## start

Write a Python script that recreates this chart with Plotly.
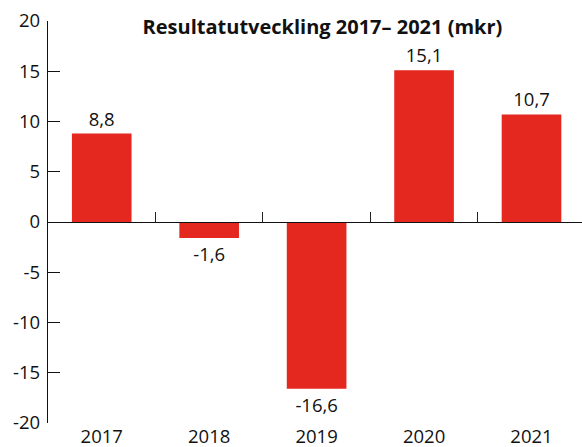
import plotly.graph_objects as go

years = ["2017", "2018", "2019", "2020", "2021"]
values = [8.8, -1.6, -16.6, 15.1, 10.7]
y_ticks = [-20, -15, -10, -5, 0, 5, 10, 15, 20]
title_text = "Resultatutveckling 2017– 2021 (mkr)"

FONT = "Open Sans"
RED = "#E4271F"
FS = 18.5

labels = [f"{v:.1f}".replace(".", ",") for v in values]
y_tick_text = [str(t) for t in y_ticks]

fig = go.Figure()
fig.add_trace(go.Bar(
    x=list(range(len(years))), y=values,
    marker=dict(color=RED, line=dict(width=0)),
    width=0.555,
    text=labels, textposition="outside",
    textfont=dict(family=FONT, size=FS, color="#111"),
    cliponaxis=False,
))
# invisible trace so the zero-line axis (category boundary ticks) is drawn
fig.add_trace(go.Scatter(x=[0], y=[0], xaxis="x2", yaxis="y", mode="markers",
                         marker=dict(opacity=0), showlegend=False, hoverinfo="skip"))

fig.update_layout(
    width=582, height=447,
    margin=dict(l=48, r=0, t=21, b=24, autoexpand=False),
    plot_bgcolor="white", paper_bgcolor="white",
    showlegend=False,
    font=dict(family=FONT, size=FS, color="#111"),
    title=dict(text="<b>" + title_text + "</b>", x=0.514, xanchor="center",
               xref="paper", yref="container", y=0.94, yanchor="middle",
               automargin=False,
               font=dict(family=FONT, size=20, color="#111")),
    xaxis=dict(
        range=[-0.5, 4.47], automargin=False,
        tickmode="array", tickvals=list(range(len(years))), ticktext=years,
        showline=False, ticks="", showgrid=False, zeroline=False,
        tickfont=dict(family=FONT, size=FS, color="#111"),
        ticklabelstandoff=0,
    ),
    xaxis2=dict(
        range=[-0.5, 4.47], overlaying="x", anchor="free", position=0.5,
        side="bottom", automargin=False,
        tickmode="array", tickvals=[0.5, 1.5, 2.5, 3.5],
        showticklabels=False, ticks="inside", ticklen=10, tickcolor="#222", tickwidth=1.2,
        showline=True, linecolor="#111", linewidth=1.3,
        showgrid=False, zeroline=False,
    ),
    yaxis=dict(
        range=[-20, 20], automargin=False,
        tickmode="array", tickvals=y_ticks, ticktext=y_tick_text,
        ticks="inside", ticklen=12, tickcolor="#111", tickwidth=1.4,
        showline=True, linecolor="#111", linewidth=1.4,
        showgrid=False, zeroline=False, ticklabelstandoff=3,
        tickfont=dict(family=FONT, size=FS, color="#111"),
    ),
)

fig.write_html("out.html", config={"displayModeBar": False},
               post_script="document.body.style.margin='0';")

## end

### PROBLEM:
Exclude the images and reproduce the remaining data exactly.

### SOLUTION FOR THIS PROBLEM:
Write a Python script that recreates this chart with Plotly.
import plotly.graph_objects as go

years = ["2017", "2018", "2019", "2020", "2021"]
values = [8.8, -1.6, -16.6, 15.1, 10.7]
y_ticks = [-20, -15, -10, -5, 0, 5, 10, 15, 20]
title_text = "Resultatutveckling 2017– 2021 (mkr)"

FONT = "Open Sans"
RED = "#E4271F"
FS = 18.5

labels = [f"{v:.1f}".replace(".", ",") for v in values]
y_tick_text = [str(t) for t in y_ticks]

fig = go.Figure()
fig.add_trace(go.Bar(
    x=list(range(len(years))), y=values,
    marker=dict(color=RED, line=dict(width=0)),
    width=0.555,
    text=labels, textposition="outside",
    textfont=dict(family=FONT, size=FS, color="#111"),
    cliponaxis=False,
))
# invisible trace so the zero-line axis (category boundary ticks) is drawn
fig.add_trace(go.Scatter(x=[0], y=[0], xaxis="x2", yaxis="y", mode="markers",
                         marker=dict(opacity=0), showlegend=False, hoverinfo="skip"))

fig.update_layout(
    width=582, height=447,
    margin=dict(l=48, r=0, t=21, b=24, autoexpand=False),
    plot_bgcolor="white", paper_bgcolor="white",
    showlegend=False,
    font=dict(family=FONT, size=FS, color="#111"),
    title=dict(text="<b>" + title_text + "</b>", x=0.514, xanchor="center",
               xref="paper", yref="container", y=0.94, yanchor="middle",
               automargin=False,
               font=dict(family=FONT, size=20, color="#111")),
    xaxis=dict(
        range=[-0.5, 4.47], automargin=False,
        tickmode="array", tickvals=list(range(len(years))), ticktext=years,
        showline=False, ticks="", showgrid=False, zeroline=False,
        tickfont=dict(family=FONT, size=FS, color="#111"),
        ticklabelstandoff=0,
    ),
    xaxis2=dict(
        range=[-0.5, 4.47], overlaying="x", anchor="free", position=0.5,
        side="bottom", automargin=False,
        tickmode="array", tickvals=[0.5, 1.5, 2.5, 3.5],
        showticklabels=False, ticks="inside", ticklen=10, tickcolor="#222", tickwidth=1.2,
        showline=True, linecolor="#111", linewidth=1.3,
        showgrid=False, zeroline=False,
    ),
    yaxis=dict(
        range=[-20, 20], automargin=False,
        tickmode="array", tickvals=y_ticks, ticktext=y_tick_text,
        ticks="inside", ticklen=12, tickcolor="#111", tickwidth=1.4,
        showline=True, linecolor="#111", linewidth=1.4,
        showgrid=False, zeroline=False, ticklabelstandoff=3,
        tickfont=dict(family=FONT, size=FS, color="#111"),
    ),
)

fig.write_html("out.html", config={"displayModeBar": False},
               post_script="document.body.style.margin='0';")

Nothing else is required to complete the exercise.